═══ Source excerpt
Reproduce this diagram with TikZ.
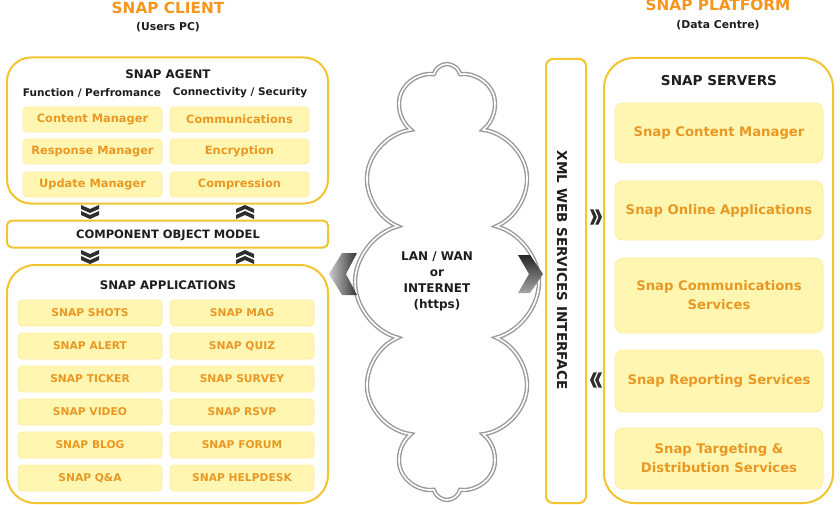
\documentclass[tikz,border=0pt]{standalone}
\usepackage{fontspec}
\setmainfont{DejaVu Sans}
\usetikzlibrary{shapes.symbols}

\definecolor{snapgold}{RGB}{242,196,48}
\definecolor{snapfill}{RGB}{255,246,178}
\definecolor{snapline}{RGB}{255,238,160}
\definecolor{snaporange}{RGB}{234,152,36}
\definecolor{snaptitle}{RGB}{246,150,30}
\definecolor{snapdark}{RGB}{30,30,30}

\tikzset{
    bigbox/.style={draw=snapgold, line width=2pt, fill=white, rounded corners=#1, inner sep=0pt},
    cell/.style={fill=snapfill, draw=snapline, line width=0.8pt, rounded corners=4pt, inner sep=0pt,
        text=snaporange, font=\bfseries\fontsize{11.4}{12}\selectfont},
    head/.style={text=snapdark, font=\bfseries\fontsize{#1}{#1}\selectfont, inner sep=0pt},
    dchev/.pic={
        \foreach \d in {0,6}
            \fill[black!82] (-9,\d-7) -- (0,\d-3) -- (9,\d-7) -- (9,\d-3) -- (0,\d+1) -- (-9,\d-3) -- cycle;
    },
}

\begin{document}
\begin{tikzpicture}[x=1pt, y=-1pt]
            \useasboundingbox (0,0) rectangle (840,505);

            % titles
            \node[text=snaptitle, font=\bfseries\fontsize{15.3}{15}\selectfont] (client) at (168,8) {SNAP CLIENT};
            \node[head=10.8] (userspc) at (168,27) {(Users PC)};
            \node[text=snaptitle, font=\bfseries\fontsize{15.3}{15}\selectfont] (platform) at (718,5) {SNAP PLATFORM};
            \node[head=10.8] (datacentre) at (718,25) {(Data Centre)};

            % snap agent
            \node[bigbox=24pt, minimum width=321pt, minimum height=146pt] (agent) at (167.5,130.5) {};
            \node[head=11.8] (agenthead) at (168,74) {SNAP AGENT};
            \node[head=10.5] (func) at (92,93) {Function / Perfromance};
            \node[head=10.5] (conn) at (240,93) {Connectivity / Security};
            \foreach \lname/\rname/\y [count=\i] in {Content Manager/Communications/119.5,
                    Response Manager/Encryption/151.5, Update Manager/Compression/184.5}
            {
                \node[cell, minimum width=139pt, minimum height=25pt] (agentL\i) at (92.5,\y) {\lname};
                \node[cell, minimum width=139pt, minimum height=25pt] (agentR\i) at (239.5,\y) {\rname};
            }

            % component object model
            \node[bigbox=5pt, minimum width=321pt, minimum height=27pt] (com) at (167.5,234) {};
            \node[head=11.5] (comtext) at (168,235) {COMPONENT OBJECT MODEL};
            \pic at (90,212) {dchev};
            \pic[rotate=180] at (245,212) {dchev};
            \pic at (90,257) {dchev};
            \pic[rotate=180] at (245,257) {dchev};

            % snap applications
            \node[bigbox=28pt, minimum width=321pt, minimum height=238pt] (apps) at (167.5,384) {};
            \node[head=11.8] (appshead) at (168,285) {SNAP APPLICATIONS};
            \foreach \lname/\rname [count=\i] in {SNAP SHOTS/SNAP MAG, SNAP ALERT/SNAP QUIZ,
                    SNAP TICKER/SNAP SURVEY, SNAP VIDEO/SNAP RSVP, SNAP BLOG/SNAP FORUM,
                    SNAP Q\&A/SNAP HELPDESK}
            {
                \node[cell, font=\bfseries\fontsize{10.7}{12}\selectfont, minimum width=144pt, minimum height=26pt]
                    (appL\i) at (90,280+33*\i) {\lname};
                \node[cell, font=\bfseries\fontsize{10.7}{12}\selectfont, minimum width=144pt, minimum height=26pt]
                    (appR\i) at (242,280+33*\i) {\rname};
            }

            % network cloud
            \node[cloud, cloud puffs=12, cloud ignores aspect, draw=gray!80, double=white, double distance=1.6pt,
                line width=1.4pt, minimum width=184pt, minimum height=436pt, inner sep=0pt] (net) at (447,282) {};
            \node[head=12, align=center, font=\bfseries\fontsize{12}{16}\selectfont] (nettext) at (437,281)
                {LAN / WAN\\or\\INTERNET\\(https)};
            \shade[left color=gray!40, right color=black!80]
                (342,253) -- (357,253) -- (346,274) -- (357,295) -- (342,295) -- (329,274) -- cycle;
            \shade[top color=black!85, bottom color=gray!70]
                (518,255) -- (530,255) -- (543,274) -- (530,293) -- (518,293) -- (529,274) -- cycle;

            % xml interface
            \node[bigbox=7pt, minimum width=40pt, minimum height=444pt] (xml) at (566,281) {};
            \node[head=13.6, rotate=-90] (xmltext) at (562,270) {XML WEB SERVICES INTERFACE};
            \pic[rotate=90, scale=0.85] at (596,217) {dchev};
            \pic[rotate=-90, scale=0.85] at (596,380) {dchev};

            % snap servers
            \node[bigbox=30pt, minimum width=229pt, minimum height=445pt] (servers) at (718.5,280.5) {};
            \node[head=13.6] (servershead) at (719,81) {SNAP SERVERS};
            \foreach \label/\y/\h [count=\i] in {Snap Content Manager/133/60, Snap Online Applications/210.5/59,
                    {Snap Communications\\Services}/295.5/75, Snap Reporting Services/381/62,
                    {Snap Targeting \&\\Distribution Services}/458.5/61}
            {
                \node[cell, rounded corners=8pt, align=center, font=\bfseries\fontsize{13.2}{19}\selectfont,
                    minimum width=208pt, minimum height=\h pt] (server\i) at (719,\y) {\label};
            }
\end{tikzpicture}
\end{document}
══════
To be done: Extract the full listing exactly, with the pictures left out.

Exercise result:
Reproduce this diagram with TikZ.
\documentclass[tikz,border=0pt]{standalone}
\usepackage{fontspec}
\setmainfont{DejaVu Sans}
\usetikzlibrary{shapes.symbols}

\definecolor{snapgold}{RGB}{242,196,48}
\definecolor{snapfill}{RGB}{255,246,178}
\definecolor{snapline}{RGB}{255,238,160}
\definecolor{snaporange}{RGB}{234,152,36}
\definecolor{snaptitle}{RGB}{246,150,30}
\definecolor{snapdark}{RGB}{30,30,30}

\tikzset{
    bigbox/.style={draw=snapgold, line width=2pt, fill=white, rounded corners=#1, inner sep=0pt},
    cell/.style={fill=snapfill, draw=snapline, line width=0.8pt, rounded corners=4pt, inner sep=0pt,
        text=snaporange, font=\bfseries\fontsize{11.4}{12}\selectfont},
    head/.style={text=snapdark, font=\bfseries\fontsize{#1}{#1}\selectfont, inner sep=0pt},
    dchev/.pic={
        \foreach \d in {0,6}
            \fill[black!82] (-9,\d-7) -- (0,\d-3) -- (9,\d-7) -- (9,\d-3) -- (0,\d+1) -- (-9,\d-3) -- cycle;
    },
}

\begin{document}
\begin{tikzpicture}[x=1pt, y=-1pt]
            \useasboundingbox (0,0) rectangle (840,505);

            % titles
            \node[text=snaptitle, font=\bfseries\fontsize{15.3}{15}\selectfont] (client) at (168,8) {SNAP CLIENT};
            \node[head=10.8] (userspc) at (168,27) {(Users PC)};
            \node[text=snaptitle, font=\bfseries\fontsize{15.3}{15}\selectfont] (platform) at (718,5) {SNAP PLATFORM};
            \node[head=10.8] (datacentre) at (718,25) {(Data Centre)};

            % snap agent
            \node[bigbox=24pt, minimum width=321pt, minimum height=146pt] (agent) at (167.5,130.5) {};
            \node[head=11.8] (agenthead) at (168,74) {SNAP AGENT};
            \node[head=10.5] (func) at (92,93) {Function / Perfromance};
            \node[head=10.5] (conn) at (240,93) {Connectivity / Security};
            \foreach \lname/\rname/\y [count=\i] in {Content Manager/Communications/119.5,
                    Response Manager/Encryption/151.5, Update Manager/Compression/184.5}
            {
                \node[cell, minimum width=139pt, minimum height=25pt] (agentL\i) at (92.5,\y) {\lname};
                \node[cell, minimum width=139pt, minimum height=25pt] (agentR\i) at (239.5,\y) {\rname};
            }

            % component object model
            \node[bigbox=5pt, minimum width=321pt, minimum height=27pt] (com) at (167.5,234) {};
            \node[head=11.5] (comtext) at (168,235) {COMPONENT OBJECT MODEL};
            \pic at (90,212) {dchev};
            \pic[rotate=180] at (245,212) {dchev};
            \pic at (90,257) {dchev};
            \pic[rotate=180] at (245,257) {dchev};

            % snap applications
            \node[bigbox=28pt, minimum width=321pt, minimum height=238pt] (apps) at (167.5,384) {};
            \node[head=11.8] (appshead) at (168,285) {SNAP APPLICATIONS};
            \foreach \lname/\rname [count=\i] in {SNAP SHOTS/SNAP MAG, SNAP ALERT/SNAP QUIZ,
                    SNAP TICKER/SNAP SURVEY, SNAP VIDEO/SNAP RSVP, SNAP BLOG/SNAP FORUM,
                    SNAP Q\&A/SNAP HELPDESK}
            {
                \node[cell, font=\bfseries\fontsize{10.7}{12}\selectfont, minimum width=144pt, minimum height=26pt]
                    (appL\i) at (90,280+33*\i) {\lname};
                \node[cell, font=\bfseries\fontsize{10.7}{12}\selectfont, minimum width=144pt, minimum height=26pt]
                    (appR\i) at (242,280+33*\i) {\rname};
            }

            % network cloud
            \node[cloud, cloud puffs=12, cloud ignores aspect, draw=gray!80, double=white, double distance=1.6pt,
                line width=1.4pt, minimum width=184pt, minimum height=436pt, inner sep=0pt] (net) at (447,282) {};
            \node[head=12, align=center, font=\bfseries\fontsize{12}{16}\selectfont] (nettext) at (437,281)
                {LAN / WAN\\or\\INTERNET\\(https)};
            \shade[left color=gray!40, right color=black!80]
                (342,253) -- (357,253) -- (346,274) -- (357,295) -- (342,295) -- (329,274) -- cycle;
            \shade[top color=black!85, bottom color=gray!70]
                (518,255) -- (530,255) -- (543,274) -- (530,293) -- (518,293) -- (529,274) -- cycle;

            % xml interface
            \node[bigbox=7pt, minimum width=40pt, minimum height=444pt] (xml) at (566,281) {};
            \node[head=13.6, rotate=-90] (xmltext) at (562,270) {XML WEB SERVICES INTERFACE};
            \pic[rotate=90, scale=0.85] at (596,217) {dchev};
            \pic[rotate=-90, scale=0.85] at (596,380) {dchev};

            % snap servers
            \node[bigbox=30pt, minimum width=229pt, minimum height=445pt] (servers) at (718.5,280.5) {};
            \node[head=13.6] (servershead) at (719,81) {SNAP SERVERS};
            \foreach \label/\y/\h [count=\i] in {Snap Content Manager/133/60, Snap Online Applications/210.5/59,
                    {Snap Communications\\Services}/295.5/75, Snap Reporting Services/381/62,
                    {Snap Targeting \&\\Distribution Services}/458.5/61}
            {
                \node[cell, rounded corners=8pt, align=center, font=\bfseries\fontsize{13.2}{19}\selectfont,
                    minimum width=208pt, minimum height=\h pt] (server\i) at (719,\y) {\label};
            }
\end{tikzpicture}
\end{document}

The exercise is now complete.